Experts say fish ladders, used at high dams in North America and Europe for salmon which have “remarkable jumping abilities that enable them to scale waterfalls and fish ladders more successfully than any other group of fish,” are not suitable for the species in the Mekong, none of which are salmon.
Yet, as energy demand is projected to almost double in the Asia Pacific region by 2030, governments and construction companies are going ahead with new dam building projects anyway.
The Lao government is using an untested fish ladder design in its controversial $3.5 billion, 1,260-megawatt Xayaburi hydropower project, aiming to allay the concern of its downstream neighbours, Vietnam and Cambodia, about the dam’s environmental, ecological, livelihood and food security impact on millions of people.
MUCH ADO ABOUT XAYABURI
Xayaburi is the first of a dozen dams planned by Laos and one of more than 140 due to be built in the lower Mekong basin – which provides more fish to more people than any other river in the world, according to the International Union for the Conservation of Nature (IUCN).
It’s part-financed by Thai banks and its main developer is Thailand’s second-biggest construction firm, Ch Karnchang Pcl. It plans to export 95 percent of the power it produces to Thailand.
In early November, Laos held a groundbreaking ceremony for the contentious dam, despite objections from environmentalists and neighbouring countries.
“If Laos wants to leave ‘least developed country’ status by 2020, (hydropower) is our only choice,” Vice Minister at the Energy and Mines Ministry Viraphohn Viravong, an engineer by training, says in the film, directed by Douglas Varchol.
The documentary screening and subsequent panel discussion, which brought together activists and experts from Thailand, Cambodia, Vietnam and Laos – a rare occasion – came at a time of heightened interest and debate over the future of the Mekong, which flows from the Tibetan plateau to the South China Sea.
Witoon Permpongsacharoen, director of Mekong Energy and Ecology Network, is opposed to dams on the main Mekong River.
“You see a small one like Pak Mun has tremendous impact, and this is just on a tributary (of the Mekong), so what’s going to happen with the mainstream dams, the big ones like Xayaburi (almost 10 times as big as Pak Mun) and others? That’s what really concerns us,” he said.

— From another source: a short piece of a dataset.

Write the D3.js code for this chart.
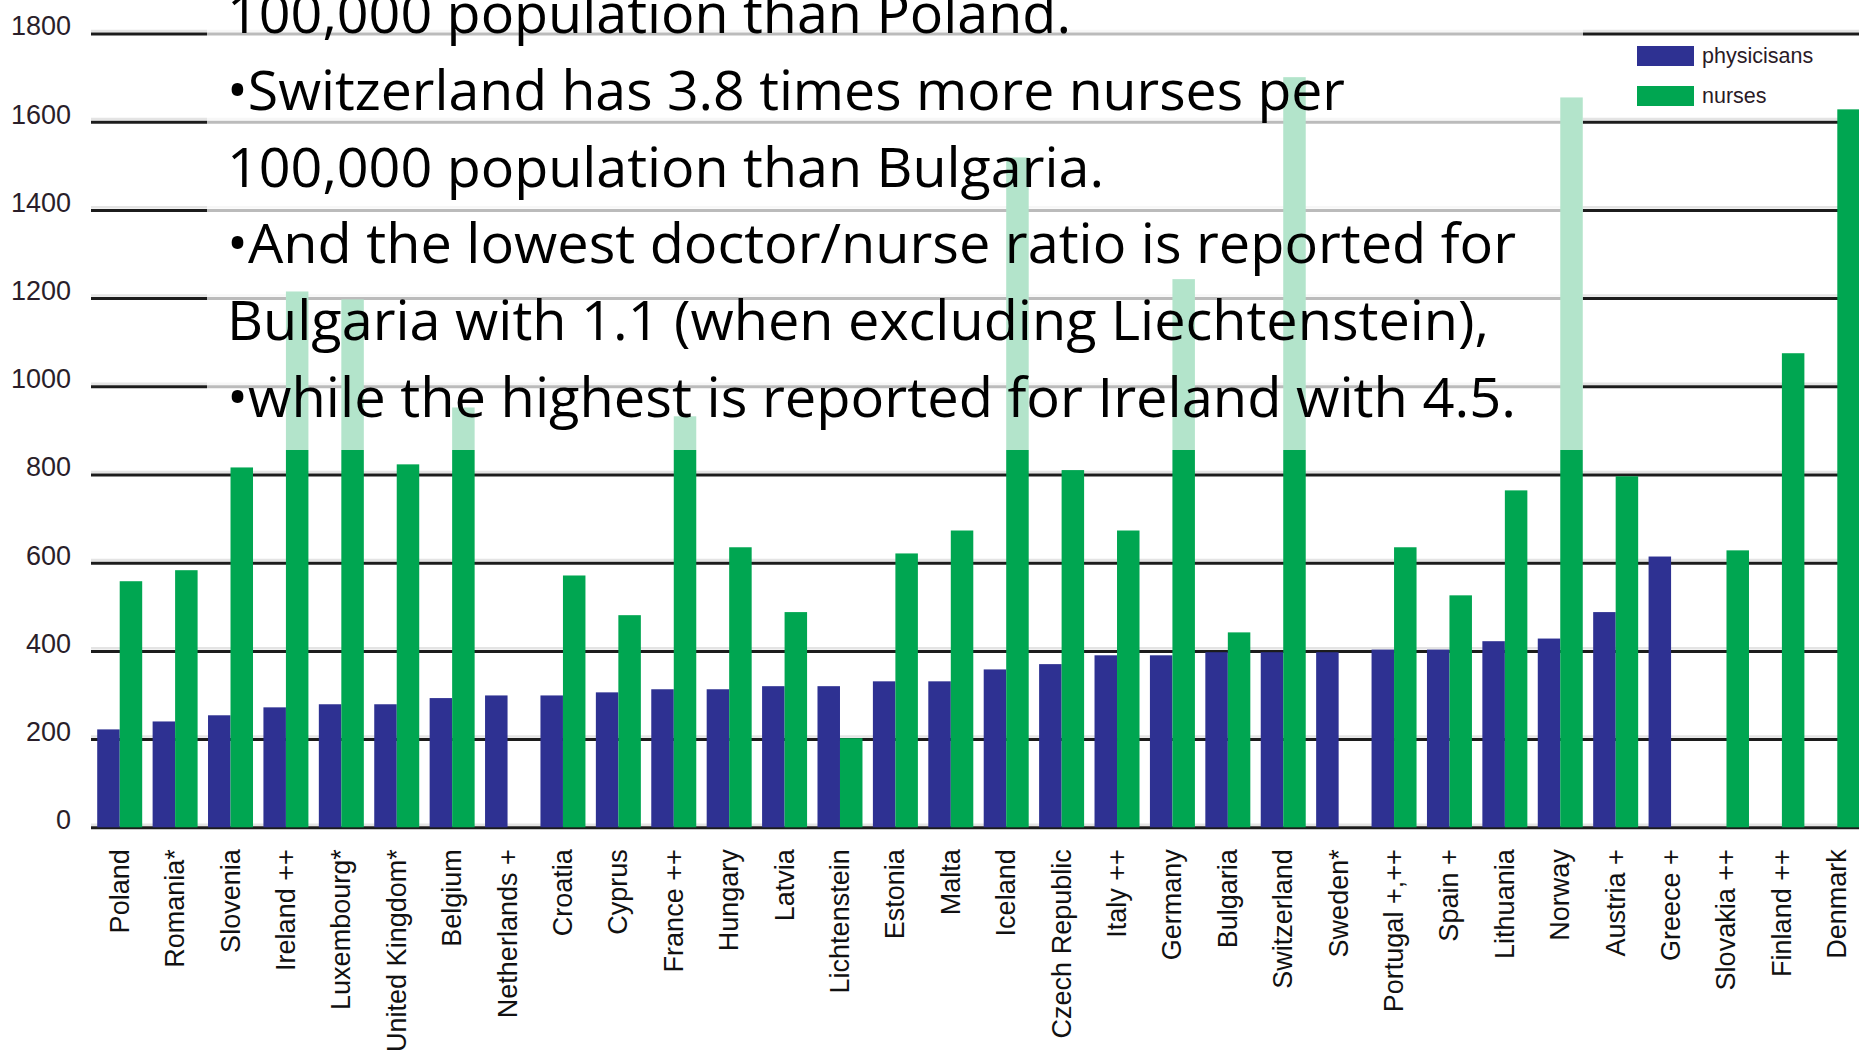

Daovong Phonekeo, director general at Laos’s department of energy policy and planning, is confident Xayaburi will be a force for good. The Environmental Impact Assessment found trans-boundary impacts to be “negligible” because Xayaburi is over 1,000 kilometres (625 miles) from the Mekong delta in Vietnam, he said.
“Lao people are not afraid of having dams,” he added.
FLAWED THAI ENERGY POLICY
Nguyen Huu Thien, an ecologist raised in the Mekong Delta, disagreed, saying Laos has failed to properly address legitimate concerns which also include the loss of sediment that enriches the soil and the possible collapse of ancillary industries around farming and fishery.
“The government of Laos relies only on the consultancy companies… and that’s taking place outside the diplomatic process of the Mekong region,” he said.
“The technical proposals made by the engineers are only theoretical. They’re not proven, so our concern remains,” he added.
But everyone wants bright lights and air-conditioning these days. With wind and solar still considered prohibitively expensive, what alternative do we have?
For Witoon, the problem lies in the inefficiency of existing power stations and current usage of power in Thailand. For example, while Pak Mun dam generates 160 million units of power per year, three big supermalls in Bangkok alone consume about 270 million units, he said.
Power consumption has not grown as much as predicted in the past 15 years and Thailand now has more than 3,000 megawatts of solar power available, as well as other forms of renewable energy, he said.
“But the system and policy don’t really promote that. It’s still very much driven by the big energy industry, the construction company which gets a concession to build a dam on the Mekong, and Thai commercial banks which have lent more than $12 billion to build dams in Laos,” said Witoon.